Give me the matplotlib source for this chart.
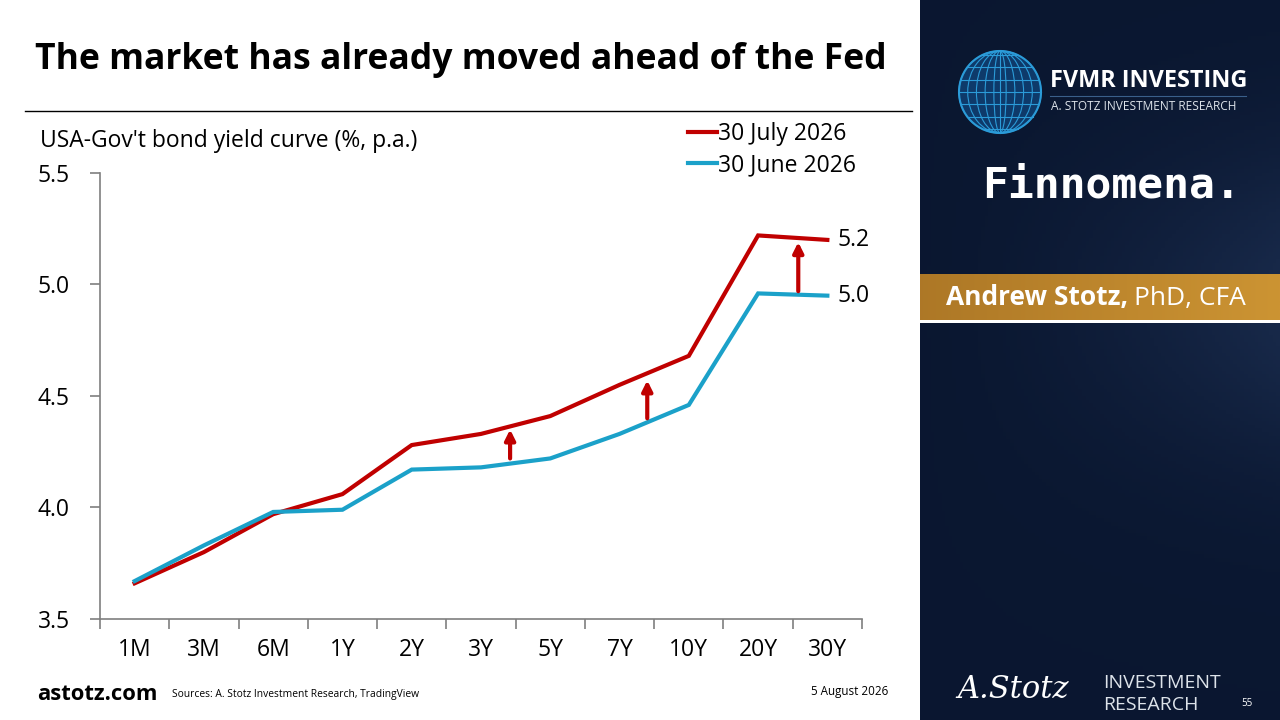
import numpy as np
import matplotlib
matplotlib.use("Agg")
import matplotlib.pyplot as plt
from matplotlib.patches import Rectangle, Ellipse, Circle

# ---- data ----
tenors = ["1M", "3M", "6M", "1Y", "2Y", "3Y", "5Y", "7Y", "10Y", "20Y", "30Y"]
yield_jul = [3.66, 3.80, 3.97, 4.06, 4.28, 4.33, 4.41, 4.55, 4.68, 5.22, 5.20]
yield_jun = [3.67, 3.83, 3.98, 3.99, 4.17, 4.18, 4.22, 4.33, 4.46, 4.96, 4.95]
series_names = ["30 July 2026", "30 June 2026"]
yticks = [3.5, 4.0, 4.5, 5.0, 5.5]
end_labels = ["5.2", "5.0"]
# arrows: (x position in category units, start y, end y)
arrow_x = [5.42, 7.40, 9.58]
arrow_y0 = [4.22, 4.40, 4.97]
arrow_y1 = [4.35, 4.57, 5.19]

RED = "#C00000"
BLUE = "#1BA1C9"
FONT = ["Open Sans", "DejaVu Sans"]
plt.rcParams["font.family"] = FONT

fig = plt.figure(figsize=(12.8, 7.2), dpi=100)
W, H = 1280, 720

def fx(px):
    return px / W

def fy(py):
    return 1 - py / H

# ---- right dark panel ----
bg = fig.add_axes([fx(920), 0, 1 - fx(920), 1])
bg.set_axis_off()
yy = np.linspace(0, 1, 200)[:, None]
xx = np.linspace(0, 1, 100)[None, :]
base = np.array([0.04, 0.09, 0.19])
light = np.array([0.10, 0.17, 0.30])
glow = np.exp(-((yy - 0.42) ** 2) / 0.05) * np.clip(xx, 0, 1) ** 1.5
img = base[None, None, :] + (light - base)[None, None, :] * glow[:, :, None] * 0.9
bg.imshow(img, extent=[0, 1, 0, 1], aspect="auto", origin="upper")
bg.set_xlim(0, 1)
bg.set_ylim(0, 1)

# gold band (gradient)
band = fig.add_axes([fx(920), fy(320), 1 - fx(920), 46 / H])
band.set_axis_off()
gx_lin = np.linspace(0, 1, 200)[None, :]
c0 = np.array([0.68, 0.47, 0.15])
c1 = np.array([0.80, 0.58, 0.20])
band.imshow(c0[None, None, :] + (c1 - c0)[None, None, :] * gx_lin[:, :, None],
            extent=[0, 1, 0, 1], aspect="auto")

# overlay axes in pixel coordinates
ov = fig.add_axes([0, 0, 1, 1], facecolor="none")
ov.set_axis_off()
ov.set_xlim(0, W)
ov.set_ylim(H, 0)

# globe logo
gx, gy, gr = 1000, 92, 41
gcol = "#2B9BD8"
ov.add_patch(Circle((gx, gy), gr, facecolor="#0E3A6A", edgecolor=gcol, lw=1.5))
for k in np.linspace(-0.9, 0.9, 7):
    hw = gr * np.sqrt(1 - k ** 2)
    ov.plot([gx - hw, gx + hw], [gy + k * gr, gy + k * gr], color=gcol, lw=0.8)
for w in np.linspace(0.15, 1.0, 5):
    ov.add_patch(Ellipse((gx, gy), 2 * gr * w, 2 * gr, fill=False, edgecolor=gcol, lw=0.8))
ov.plot([gx, gx], [gy - gr, gy + gr], color=gcol, lw=0.8)

ov.text(1050, 81, "FVMR INVESTING", color="white", fontsize=16.8, fontweight="bold",
        va="center", ha="left")
ov.plot([1050, 1246], [96, 96], color="#3A5F8A", lw=0.8)
ov.text(1051, 106, "A. STOTZ INVESTMENT RESEARCH", color="#DDE3EA", fontsize=8.6,
        va="center", ha="left")
ov.text(1111, 186, "Finnomena.", color="white", fontsize=31, va="center", ha="center",
        family=["DejaVu Sans Mono"], fontweight="bold")

ov.add_patch(Rectangle((920, 320), 360, 3, facecolor="white", edgecolor="none"))
t1 = ov.text(946, 298, "Andrew Stotz,", color="white", fontsize=19, fontweight="bold",
             va="center", ha="left", zorder=5)
fig.canvas.draw()
ext = t1.get_window_extent(renderer=fig.canvas.get_renderer())
ov.text(ext.x1 + 6, 298, "PhD, CFA", color="white", fontsize=19, va="center",
        ha="left", zorder=5)

# bottom-right logo
ov.text(1013, 689, "A.Stotz", color="white", fontsize=22, style="italic",
        family=["DejaVu Serif"], va="center", ha="center")
ov.text(1103, 683, "INVESTMENT", color="#DDE3EA", fontsize=14, va="center", ha="left")
ov.text(1103, 705, "RESEARCH", color="#DDE3EA", fontsize=14, va="center", ha="left")
ov.text(1241, 704, "55", color="white", fontsize=7, va="center", ha="left")

# ---- title & footer ----
ov.text(35, 60, "The market has already moved ahead of the Fed", fontsize=25.6,
        fontweight="bold", color="black", va="center", ha="left")
ov.plot([25, 912], [111, 111], color="black", lw=1.0)
ov.text(37, 694, "astotz.com", fontsize=15.8, fontweight="bold", va="center", ha="left")
ov.text(172, 694, "Sources: A. Stotz Investment Research, TradingView", fontsize=7.4,
        va="center", ha="left")
ov.text(888, 691, "5 August 2026", fontsize=8.4, va="center", ha="right")

# ---- chart ----
ax = fig.add_axes([fx(100), fy(619), fx(862) - fx(100), fy(173) - fy(619)])
x = np.arange(len(tenors))
ax.plot(x, yield_jul, color=RED, lw=3, solid_joinstyle="miter", label=series_names[0], zorder=3)
ax.plot(x, yield_jun, color=BLUE, lw=3, solid_joinstyle="miter", label=series_names[1], zorder=3)
ax.set_xlim(-0.5, len(tenors) - 0.5)
ax.set_ylim(3.5, 5.5)
ax.set_yticks(yticks)
ax.set_yticklabels([f"{v:.1f}" for v in yticks])
ax.set_xticks(x)
ax.set_xticklabels(tenors)
ax.set_xticks(np.arange(-0.5, len(tenors)), minor=True)
ax.tick_params(axis="x", which="major", length=0, pad=14, labelsize=16.5)
ax.tick_params(axis="x", which="minor", length=7, direction="out", color="#7F7F7F", width=1.2)
ax.tick_params(axis="y", length=7, direction="out", color="#7F7F7F", width=1.2,
               labelsize=16.5, pad=38)
for lab in ax.get_yticklabels():
    lab.set_horizontalalignment("left")
for s in ["top", "right"]:
    ax.spines[s].set_visible(False)
for s in ["left", "bottom"]:
    ax.spines[s].set_color("#7F7F7F")
    ax.spines[s].set_linewidth(1.2)

for xa, y0, y1 in zip(arrow_x, arrow_y0, arrow_y1):
    ax.annotate("", xy=(xa, y1), xytext=(xa, y0),
                arrowprops=dict(arrowstyle="-|>,head_length=0.6,head_width=0.3",
                                color=RED, lw=3, shrinkA=0, shrinkB=0))

ax.text(len(tenors) - 1 + 0.15, yield_jul[-1], end_labels[0], fontsize=16.5,
        va="center", ha="left")
ax.text(len(tenors) - 1 + 0.15, yield_jun[-1], end_labels[1], fontsize=16.5,
        va="center", ha="left")

axw = fx(862) - fx(100)
axh = fy(173) - fy(619)
leg = ax.legend(loc="upper left",
                bbox_to_anchor=((fx(688) - fx(100)) / axw, (fy(122) - fy(619)) / axh),
                frameon=False, fontsize=16.5, handlelength=1.25, handletextpad=0.05,
                labelspacing=0.3, borderaxespad=0, borderpad=0)

ov.text(40, 141, "USA-Gov't bond yield curve (%, p.a.)", fontsize=16.5, va="center", ha="left")

fig.savefig("out.png", dpi=100)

> **TASK GOAL**
Give again exactly the lines running from the beginning of the material above through the line that contains "from matplotlib.patches import", and leave out every picture.

> **RESPONSE TO THE TASK**
Give me the matplotlib source for this chart.
import numpy as np
import matplotlib
matplotlib.use("Agg")
import matplotlib.pyplot as plt
from matplotlib.patches import Rectangle, Ellipse, Circle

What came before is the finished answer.